_Given data_:
___
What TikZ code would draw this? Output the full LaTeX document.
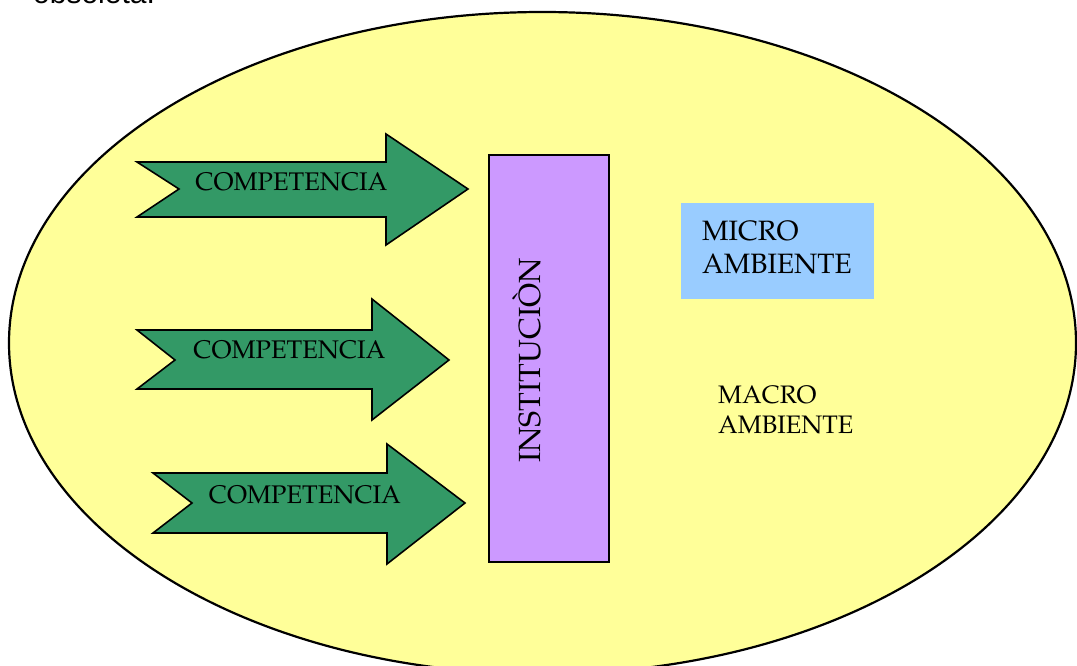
\documentclass[tikz,border=0pt]{standalone}
\usepackage{fontspec}
\newfontfamily\topfont{Liberation Sans}
\usepackage[T1]{fontenc}
\renewcommand{\rmdefault}{ppl}
\definecolor{envyellow}{HTML}{FFFF99}
\definecolor{compgreen}{HTML}{339966}
\definecolor{instpurple}{HTML}{CC99FF}
\definecolor{microblue}{HTML}{99CCFF}
\tikzset{
  comparrow/.style={draw=black, line width=1.6pt, fill=compgreen, line join=miter},
  comptext/.style={anchor=base, inner sep=0pt, font=\fontsize{25.5}{30}\selectfont},
  envtext/.style={anchor=north west, inner sep=0pt, align=left}
}
\begin{document}
\begin{tikzpicture}[x=1pt, y=-1pt]
\useasboundingbox (0,0) rectangle (1077,666);
% partly visible heading text
\node[anchor=base west, inner sep=0pt, font=\topfont\fontsize{30}{36}\selectfont] (heading) at (33,4) {obsoleta.};
% environment ellipse
\draw[line width=2.2pt, fill=envyellow] (542.5,343) ellipse [x radius=533.5, y radius=331];
\node (env) at (542.5,343) {};
% arrows
\draw[comparrow] (137,162) -- (386,162) -- (386,134) -- (468,189) -- (386,245) -- (386,217) -- (137,217) -- (179,189) -- cycle;
\node[comptext] (c1) at (291.5,191) {COMPETENCIA};
\draw[comparrow] (137,330) -- (372,330) -- (372,299) -- (449,360) -- (372,420) -- (372,389) -- (137,389) -- (175,360) -- cycle;
\node[comptext] (c2) at (289.5,358) {COMPETENCIA};
\draw[comparrow] (153,473) -- (387,473) -- (387,444) -- (465,503) -- (387,564) -- (387,533) -- (153,533) -- (192,503) -- cycle;
\node[comptext] (c3) at (305,503) {COMPETENCIA};
% institution
\node[draw=black, line width=1.3pt, fill=instpurple, minimum width=120pt, minimum height=407pt, inner sep=0pt] (inst) at (549,358.5) {};
\node[rotate=90, anchor=base, inner sep=0pt, font=\fontsize{30.6}{36}\selectfont] (insttext) at (540,360.5) {INSTITUCI\`ON};
% micro environment
\node[fill=microblue, minimum width=193pt, minimum height=96pt, inner sep=0pt] (micro) at (777.5,251) {};
\node[envtext, font=\fontsize{28}{33}\selectfont] (microtext) at (702,221) {MICRO\\AMBIENTE};
% macro environment
\node[envtext, font=\fontsize{25.3}{30}\selectfont] (macro) at (718,386) {MACRO\\AMBIENTE};
\end{tikzpicture}
\end{document}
___
_Goal of the exercise_: Repeat the lines above exactly, and keep every picture out.

_Solution_:
What TikZ code would draw this? Output the full LaTeX document.
\documentclass[tikz,border=0pt]{standalone}
\usepackage{fontspec}
\newfontfamily\topfont{Liberation Sans}
\usepackage[T1]{fontenc}
\renewcommand{\rmdefault}{ppl}
\definecolor{envyellow}{HTML}{FFFF99}
\definecolor{compgreen}{HTML}{339966}
\definecolor{instpurple}{HTML}{CC99FF}
\definecolor{microblue}{HTML}{99CCFF}
\tikzset{
  comparrow/.style={draw=black, line width=1.6pt, fill=compgreen, line join=miter},
  comptext/.style={anchor=base, inner sep=0pt, font=\fontsize{25.5}{30}\selectfont},
  envtext/.style={anchor=north west, inner sep=0pt, align=left}
}
\begin{document}
\begin{tikzpicture}[x=1pt, y=-1pt]
\useasboundingbox (0,0) rectangle (1077,666);
% partly visible heading text
\node[anchor=base west, inner sep=0pt, font=\topfont\fontsize{30}{36}\selectfont] (heading) at (33,4) {obsoleta.};
% environment ellipse
\draw[line width=2.2pt, fill=envyellow] (542.5,343) ellipse [x radius=533.5, y radius=331];
\node (env) at (542.5,343) {};
% arrows
\draw[comparrow] (137,162) -- (386,162) -- (386,134) -- (468,189) -- (386,245) -- (386,217) -- (137,217) -- (179,189) -- cycle;
\node[comptext] (c1) at (291.5,191) {COMPETENCIA};
\draw[comparrow] (137,330) -- (372,330) -- (372,299) -- (449,360) -- (372,420) -- (372,389) -- (137,389) -- (175,360) -- cycle;
\node[comptext] (c2) at (289.5,358) {COMPETENCIA};
\draw[comparrow] (153,473) -- (387,473) -- (387,444) -- (465,503) -- (387,564) -- (387,533) -- (153,533) -- (192,503) -- cycle;
\node[comptext] (c3) at (305,503) {COMPETENCIA};
% institution
\node[draw=black, line width=1.3pt, fill=instpurple, minimum width=120pt, minimum height=407pt, inner sep=0pt] (inst) at (549,358.5) {};
\node[rotate=90, anchor=base, inner sep=0pt, font=\fontsize{30.6}{36}\selectfont] (insttext) at (540,360.5) {INSTITUCI\`ON};
% micro environment
\node[fill=microblue, minimum width=193pt, minimum height=96pt, inner sep=0pt] (micro) at (777.5,251) {};
\node[envtext, font=\fontsize{28}{33}\selectfont] (microtext) at (702,221) {MICRO\\AMBIENTE};
% macro environment
\node[envtext, font=\fontsize{25.3}{30}\selectfont] (macro) at (718,386) {MACRO\\AMBIENTE};
\end{tikzpicture}
\end{document}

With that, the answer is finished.